Housebuild­er divis to soar by £1billion

Five-year bonanza for investors will deliver huge annual boost – even after Help to Buy ends

- By Jamie Nimmo

BRITAIN’S biggest housebuild­ers are set to boost payouts to shareholde­rs by £1 billion a year – even after the lucrative Help to Buy scheme ends.

In a startling analysis, builders are forecast to increase dividends by a huge 40 per cent over the next five years. That would take annual payouts to investors to £3.6 billion, up from £2.6 billion from the largest nine builders in 2019.

The analysis, from housing market gurus at HSBC, comes after renewed confidence in the sector pushed builders’ shares to record highs on Friday.

Last week, official data showed house prices had risen in every region in the UK for the first time in two years – at an average of 2.2 per cent – thanks to a ‘Boris bounce’ from the resounding Conservati­ve Election victory in December.

Even so, critics had expected the industry’s dividend bonanza to finish when the controvers­ial taxpayer-funded Help to Buy scheme ends in March 2023.

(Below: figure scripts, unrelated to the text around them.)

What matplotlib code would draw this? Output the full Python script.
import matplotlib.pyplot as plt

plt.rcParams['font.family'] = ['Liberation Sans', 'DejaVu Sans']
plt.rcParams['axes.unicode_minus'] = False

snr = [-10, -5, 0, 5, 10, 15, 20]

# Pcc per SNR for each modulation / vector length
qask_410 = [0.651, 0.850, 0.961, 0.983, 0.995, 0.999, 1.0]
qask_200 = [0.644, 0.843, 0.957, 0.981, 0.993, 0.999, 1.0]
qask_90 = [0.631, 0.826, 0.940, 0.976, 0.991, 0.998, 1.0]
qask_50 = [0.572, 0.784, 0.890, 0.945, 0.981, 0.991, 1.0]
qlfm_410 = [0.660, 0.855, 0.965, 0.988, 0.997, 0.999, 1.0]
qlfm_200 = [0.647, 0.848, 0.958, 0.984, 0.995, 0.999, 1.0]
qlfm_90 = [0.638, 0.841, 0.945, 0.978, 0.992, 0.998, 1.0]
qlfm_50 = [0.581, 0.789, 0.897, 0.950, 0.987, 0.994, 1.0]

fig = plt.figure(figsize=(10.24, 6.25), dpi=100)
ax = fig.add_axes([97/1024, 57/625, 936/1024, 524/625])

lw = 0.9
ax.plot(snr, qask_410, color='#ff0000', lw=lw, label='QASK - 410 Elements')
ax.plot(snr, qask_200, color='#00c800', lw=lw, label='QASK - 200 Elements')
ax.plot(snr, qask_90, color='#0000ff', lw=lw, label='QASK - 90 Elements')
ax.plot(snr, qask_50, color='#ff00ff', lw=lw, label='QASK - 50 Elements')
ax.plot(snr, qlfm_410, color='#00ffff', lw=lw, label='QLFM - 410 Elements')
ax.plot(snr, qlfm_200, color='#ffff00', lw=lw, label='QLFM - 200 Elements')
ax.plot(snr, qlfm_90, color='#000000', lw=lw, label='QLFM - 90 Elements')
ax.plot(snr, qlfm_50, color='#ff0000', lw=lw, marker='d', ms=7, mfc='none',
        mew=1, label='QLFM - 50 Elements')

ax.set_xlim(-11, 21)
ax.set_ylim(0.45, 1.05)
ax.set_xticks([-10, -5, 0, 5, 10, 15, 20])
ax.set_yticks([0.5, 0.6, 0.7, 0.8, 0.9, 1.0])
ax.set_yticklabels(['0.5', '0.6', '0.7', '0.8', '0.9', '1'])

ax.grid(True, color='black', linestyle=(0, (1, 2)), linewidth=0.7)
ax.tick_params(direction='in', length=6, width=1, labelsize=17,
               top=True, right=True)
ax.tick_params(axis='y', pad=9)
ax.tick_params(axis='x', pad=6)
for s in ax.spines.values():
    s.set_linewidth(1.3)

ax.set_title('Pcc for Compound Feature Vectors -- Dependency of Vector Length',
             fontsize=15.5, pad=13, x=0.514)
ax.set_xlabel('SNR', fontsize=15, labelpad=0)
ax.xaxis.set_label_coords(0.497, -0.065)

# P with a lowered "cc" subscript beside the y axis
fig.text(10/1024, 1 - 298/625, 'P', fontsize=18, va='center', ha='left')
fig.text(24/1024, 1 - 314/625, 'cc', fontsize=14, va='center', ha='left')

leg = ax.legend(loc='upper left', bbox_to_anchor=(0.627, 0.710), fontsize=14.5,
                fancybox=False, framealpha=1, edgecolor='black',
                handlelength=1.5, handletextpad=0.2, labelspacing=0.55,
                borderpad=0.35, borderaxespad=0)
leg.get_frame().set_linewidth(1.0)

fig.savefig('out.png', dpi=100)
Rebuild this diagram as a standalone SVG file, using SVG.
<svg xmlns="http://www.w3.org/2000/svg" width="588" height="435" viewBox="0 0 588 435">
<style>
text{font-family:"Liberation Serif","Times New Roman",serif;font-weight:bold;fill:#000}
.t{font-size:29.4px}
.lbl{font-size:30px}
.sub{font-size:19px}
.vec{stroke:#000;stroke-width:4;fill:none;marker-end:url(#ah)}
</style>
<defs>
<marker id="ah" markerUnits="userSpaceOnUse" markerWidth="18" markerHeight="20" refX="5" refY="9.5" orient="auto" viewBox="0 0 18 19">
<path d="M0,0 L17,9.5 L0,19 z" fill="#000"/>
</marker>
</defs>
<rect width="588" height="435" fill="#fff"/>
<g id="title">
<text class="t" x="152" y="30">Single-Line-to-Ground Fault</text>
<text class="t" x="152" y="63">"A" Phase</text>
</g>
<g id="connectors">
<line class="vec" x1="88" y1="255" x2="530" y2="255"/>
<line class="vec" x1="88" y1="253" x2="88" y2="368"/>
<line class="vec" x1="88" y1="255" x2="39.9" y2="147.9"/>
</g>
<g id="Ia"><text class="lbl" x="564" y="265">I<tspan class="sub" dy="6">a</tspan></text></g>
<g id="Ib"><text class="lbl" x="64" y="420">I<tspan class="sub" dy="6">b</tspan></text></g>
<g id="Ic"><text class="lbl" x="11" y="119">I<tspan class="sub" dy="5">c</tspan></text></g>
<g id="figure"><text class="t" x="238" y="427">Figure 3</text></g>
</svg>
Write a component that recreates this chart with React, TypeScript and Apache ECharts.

The scheme, designed to help young buyers, has been credited with fuelling record dividends as well as bonuses for fat-cat bosses, and for propping up house prices since it was introduced by former Chancellor George Osborne in 2013.

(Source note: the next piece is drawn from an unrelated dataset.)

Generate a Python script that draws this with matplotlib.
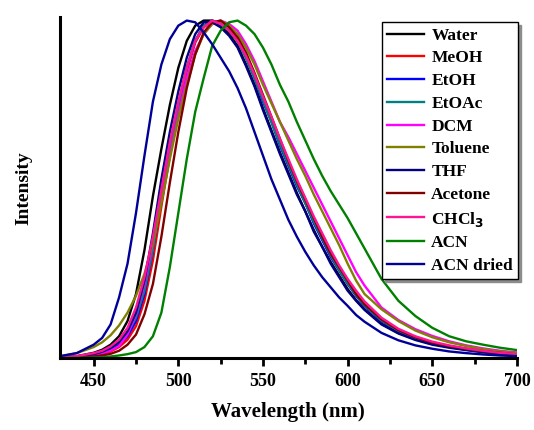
import matplotlib
matplotlib.use("Agg")
import matplotlib.pyplot as plt
from matplotlib.ticker import MultipleLocator

plt.rcParams['font.family'] = ['Liberation Serif', 'DejaVu Serif']
plt.rcParams['font.weight'] = 'bold'

# wavelength grid (nm)
wl = [430, 440, 450, 455, 460, 465, 470, 475, 480, 485, 490, 495, 500, 505, 510,
      515, 520, 525, 530, 535, 540, 545, 550, 555, 560, 565, 570, 575, 580, 585,
      590, 595, 600, 605, 610, 620, 630, 640, 650, 660, 670, 680, 690, 700]

water = [0.003, 0.006, 0.016, 0.025, 0.04, 0.065, 0.11, 0.19, 0.32, 0.48, 0.62, 0.75, 0.86, 0.94, 0.985,
         1.0, 1.0, 0.985, 0.96, 0.925, 0.87, 0.81, 0.74, 0.675, 0.61, 0.55, 0.49, 0.435, 0.38, 0.33,
         0.285, 0.245, 0.205, 0.172, 0.145, 0.102, 0.075, 0.056, 0.042, 0.033, 0.025, 0.018, 0.014, 0.01]
meoh = [0.001, 0.003, 0.008, 0.012, 0.02, 0.033, 0.055, 0.095, 0.17, 0.29, 0.45, 0.6, 0.74, 0.85, 0.935,
        0.98, 1.0, 0.99, 0.97, 0.94, 0.895, 0.835, 0.77, 0.705, 0.64, 0.575, 0.515, 0.46, 0.405, 0.355,
        0.305, 0.262, 0.222, 0.188, 0.158, 0.112, 0.081, 0.061, 0.046, 0.035, 0.027, 0.02, 0.015, 0.011]
etoh = [0.002, 0.004, 0.01, 0.016, 0.025, 0.04, 0.065, 0.11, 0.19, 0.32, 0.48, 0.62, 0.75, 0.86, 0.94,
        0.985, 1.0, 0.99, 0.97, 0.94, 0.89, 0.83, 0.76, 0.70, 0.63, 0.57, 0.51, 0.46, 0.40, 0.35,
        0.30, 0.26, 0.22, 0.185, 0.155, 0.11, 0.08, 0.06, 0.045, 0.035, 0.027, 0.02, 0.015, 0.011]
etoac = [0.002, 0.005, 0.012, 0.019, 0.03, 0.047, 0.075, 0.12, 0.2, 0.32, 0.48, 0.62, 0.75, 0.86, 0.94,
         0.985, 1.0, 0.99, 0.97, 0.94, 0.89, 0.83, 0.765, 0.70, 0.635, 0.575, 0.515, 0.46, 0.405, 0.355,
         0.305, 0.262, 0.222, 0.187, 0.157, 0.112, 0.081, 0.06, 0.045, 0.035, 0.027, 0.02, 0.015, 0.011]
dcm = [0.002, 0.004, 0.01, 0.015, 0.022, 0.036, 0.07, 0.13, 0.22, 0.34, 0.47, 0.6, 0.72, 0.83, 0.91,
       0.96, 0.99, 1.0, 0.99, 0.97, 0.93, 0.88, 0.82, 0.76, 0.70, 0.655, 0.605, 0.555, 0.505, 0.455,
       0.405, 0.355, 0.305, 0.255, 0.215, 0.15, 0.113, 0.086, 0.066, 0.05, 0.038, 0.029, 0.022, 0.017]
toluene = [0.005, 0.015, 0.033, 0.047, 0.068, 0.097, 0.135, 0.185, 0.25, 0.34, 0.46, 0.59, 0.71, 0.81, 0.9,
           0.96, 0.99, 1.0, 0.985, 0.96, 0.92, 0.87, 0.81, 0.755, 0.70, 0.645, 0.59, 0.54, 0.485, 0.435,
           0.385, 0.335, 0.28, 0.23, 0.19, 0.145, 0.11, 0.082, 0.062, 0.047, 0.036, 0.027, 0.02, 0.015]
thf = [0.002, 0.005, 0.012, 0.019, 0.03, 0.048, 0.08, 0.135, 0.23, 0.37, 0.53, 0.67, 0.79, 0.89, 0.96,
       0.995, 0.995, 0.98, 0.955, 0.92, 0.865, 0.805, 0.735, 0.67, 0.605, 0.545, 0.485, 0.435, 0.375, 0.33,
       0.28, 0.24, 0.2, 0.17, 0.143, 0.1, 0.073, 0.054, 0.04, 0.031, 0.024, 0.018, 0.013, 0.01]
acetone = [0.001, 0.002, 0.005, 0.008, 0.013, 0.022, 0.04, 0.07, 0.13, 0.22, 0.36, 0.52, 0.67, 0.8, 0.9,
           0.965, 0.995, 1.0, 0.98, 0.95, 0.905, 0.845, 0.78, 0.715, 0.65, 0.585, 0.525, 0.47, 0.415, 0.36,
           0.31, 0.27, 0.23, 0.19, 0.16, 0.115, 0.083, 0.062, 0.046, 0.036, 0.028, 0.021, 0.016, 0.011]
chcl3 = [0.003, 0.006, 0.015, 0.022, 0.035, 0.055, 0.09, 0.15, 0.24, 0.36, 0.5, 0.64, 0.76, 0.86, 0.94,
         0.98, 1.0, 0.99, 0.97, 0.94, 0.895, 0.84, 0.775, 0.715, 0.65, 0.59, 0.53, 0.475, 0.42, 0.37,
         0.32, 0.275, 0.235, 0.2, 0.168, 0.12, 0.087, 0.065, 0.049, 0.038, 0.029, 0.022, 0.016, 0.012]
acn = [0.0, 0.001, 0.002, 0.003, 0.005, 0.008, 0.012, 0.018, 0.033, 0.065, 0.135, 0.27, 0.43, 0.59, 0.73,
       0.83, 0.925, 0.97, 0.995, 1.0, 0.985, 0.96, 0.92, 0.87, 0.81, 0.76, 0.70, 0.645, 0.59, 0.54,
       0.495, 0.455, 0.415, 0.37, 0.325, 0.235, 0.17, 0.125, 0.09, 0.065, 0.05, 0.04, 0.031, 0.024]
acn_dried = [0.006, 0.015, 0.04, 0.06, 0.1, 0.18, 0.28, 0.43, 0.6, 0.76, 0.87, 0.945, 0.985, 1.0, 0.995,
             0.965, 0.93, 0.89, 0.85, 0.80, 0.74, 0.67, 0.60, 0.53, 0.47, 0.41, 0.36, 0.315, 0.275, 0.24,
             0.21, 0.18, 0.155, 0.128, 0.108, 0.075, 0.053, 0.038, 0.028, 0.02, 0.015, 0.011, 0.008, 0.006]

labels = ['Water', 'MeOH', 'EtOH', 'EtOAc', 'DCM', 'Toluene', 'THF', 'Acetone',
          'CHCl$_3$', 'ACN', 'ACN dried']
series = [water, meoh, etoh, etoac, dcm, toluene, thf, acetone, chcl3, acn, acn_dried]
colors = ['#000000', '#FF0000', '#0000FF', '#008080', '#FF00FF', '#808000',
          '#000080', '#800000', '#FF1493', '#008000', '#000099']

fig = plt.figure(figsize=(5.34, 4.30), dpi=100)
ax = fig.add_axes([0.112, 0.167, 0.856, 0.793])

for y, lab, c in zip(series, labels, colors):
    ax.plot(wl, y, color=c, lw=1.7, label=lab)

ax.set_xlim(430, 700)
ax.set_ylim(0, 1.01)
ax.xaxis.set_major_locator(MultipleLocator(50))
ax.xaxis.set_minor_locator(MultipleLocator(25))
ax.set_yticks([])
for s in ['top', 'right']:
    ax.spines[s].set_visible(False)
for s in ['left', 'bottom']:
    ax.spines[s].set_linewidth(2.2)
ax.tick_params(axis='x', which='major', direction='out', length=6, width=2,
               labelsize=13, pad=5)
ax.tick_params(axis='x', which='minor', direction='out', length=4, width=2)
for t in ax.get_xticklabels():
    t.set_fontweight('bold')

ax.set_xlabel('Wavelength (nm)', fontsize=15, fontweight='bold', labelpad=8)
ax.set_ylabel('Intensity', fontsize=14, fontweight='bold', labelpad=20)

leg = ax.legend(loc='upper right', bbox_to_anchor=(1.003, 0.985),
                frameon=True, fancybox=False,
                shadow={'color': '0.55', 'alpha': 1.0},
                handlelength=2.1, handletextpad=0.45, labelspacing=0.38,
                borderpad=0.3, borderaxespad=0.0,
                prop={'weight': 'bold', 'size': 12.5})
leg.get_frame().set_edgecolor('black')
leg.get_frame().set_linewidth(1.0)

fig.savefig('out.png', dpi=100)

The top nine housebuild­ers are expected to suffer a fall in profits once the scheme is finally phased out, having failed to fix Britain’s housing crisis.

But analysts now think there will be so much cash left over for the industry’s biggest players that they could hand out £3.6billion to investors in 2024, a year after the subsidies stop.

The scale of the projected payouts is likely to anger campaigner­s who argue that money lining the pockets of executives and their shareholde­rs should be spent on building homes.

The largest dividend last year came from scandal-ridden Persimmon, which is this week set to reveal it paid out £748 million in 2019 after raking in pre-tax profits of more than £1billion yet again. Its annual results due on Thursday will show its operating margins are still way above the sector norm at 30 per cent, even after it pledged to spend huge sums to improve the quality of its homes.

Also on Thursday, Vistry, the newly-named firm formed by the merger of Bovis and parts of Galliford Try’s business, is expected to report a £130million dividend for last year.

The results will follow on from Taylor Wimpey, another major builder, which on Wednesday is expected to say it dished out £500 million to shareholde­rs in 2019.

‘We are forecastin­g the nine companies in this report to increase 2024 dividends in aggregate by 40 per cent versus 2019, including special dividends,’ said HSBC analyst John Fraser-Andrews.

‘Our forecasts for these dividend payments to rise are the result of the cash balances that prevail on almost all of the balance sheets of the housebuild­ers in this report, such that we expect the national volume builders with limited growth prospects within the UK to continue to return almost all of their free cash flow to shareholde­rs.’

Fraser-Andrews and his team have made a ‘U-turn’ in their report and followed others in becoming more optimistic about house prices. They have now upgraded their forecasts for 2020 in southern England and now expect a 2 per cent uptick, against a fall of between 2.5 and 5 per cent previously.

Builders’ share prices have surged since the Election and some hit all-time highs last week, including Persimmon and Barratt Developmen­ts.

Last week, property website Rightmove said asking prices rose again, underlinin­g a return in confidence from those selling their homes.